The family should ask:
- Will both spouses be borrowers?
- Will both remain on title?
- What happens if the borrowing spouse passes away?
- Can the remaining spouse continue living in the home?
- What conditions must the spouse meet?
- Can the spouse afford taxes, insurance, maintenance, and other expenses?
These questions should not be postponed until after closing.
Question 11: What If Another Family Member Lives in the Home?
A child, grandchild, caregiver, sibling, or other person living in the property may not have the same rights as the borrower.
Residence alone does not necessarily create ownership rights or the right to remain after the loan becomes due.
Ask:
- Is the resident on title?
- Is the resident a borrower?
- Is there a lease or legal right of occupancy?

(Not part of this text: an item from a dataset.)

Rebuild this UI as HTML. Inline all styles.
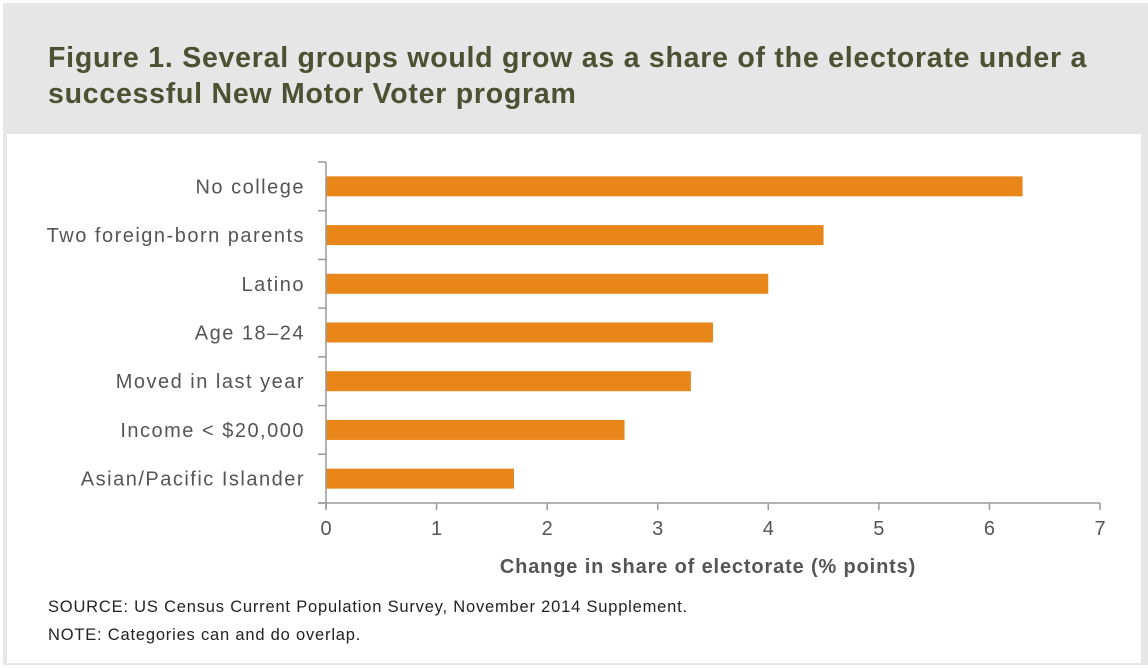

- What happens if the borrower dies or moves?
- Does the estate plan address the resident?
- Can that person afford to retain the property?
This may require coordination with an estate-planning or elder-law attorney.
Question 12: Does Our Parent Have to Involve the Children?
Not necessarily.
A legally capable homeowner generally has the right to make their own financial decisions.
Family involvement can still be valuable.
Adult children may help by:
- Attending educational meetings
- Taking notes
- Asking questions
- Helping compare options
- Reviewing ongoing responsibilities
- Discussing what happens later
- Coordinating with advisors or attorneys
- Helping organize important documents
The parent should remain at the center of the conversation.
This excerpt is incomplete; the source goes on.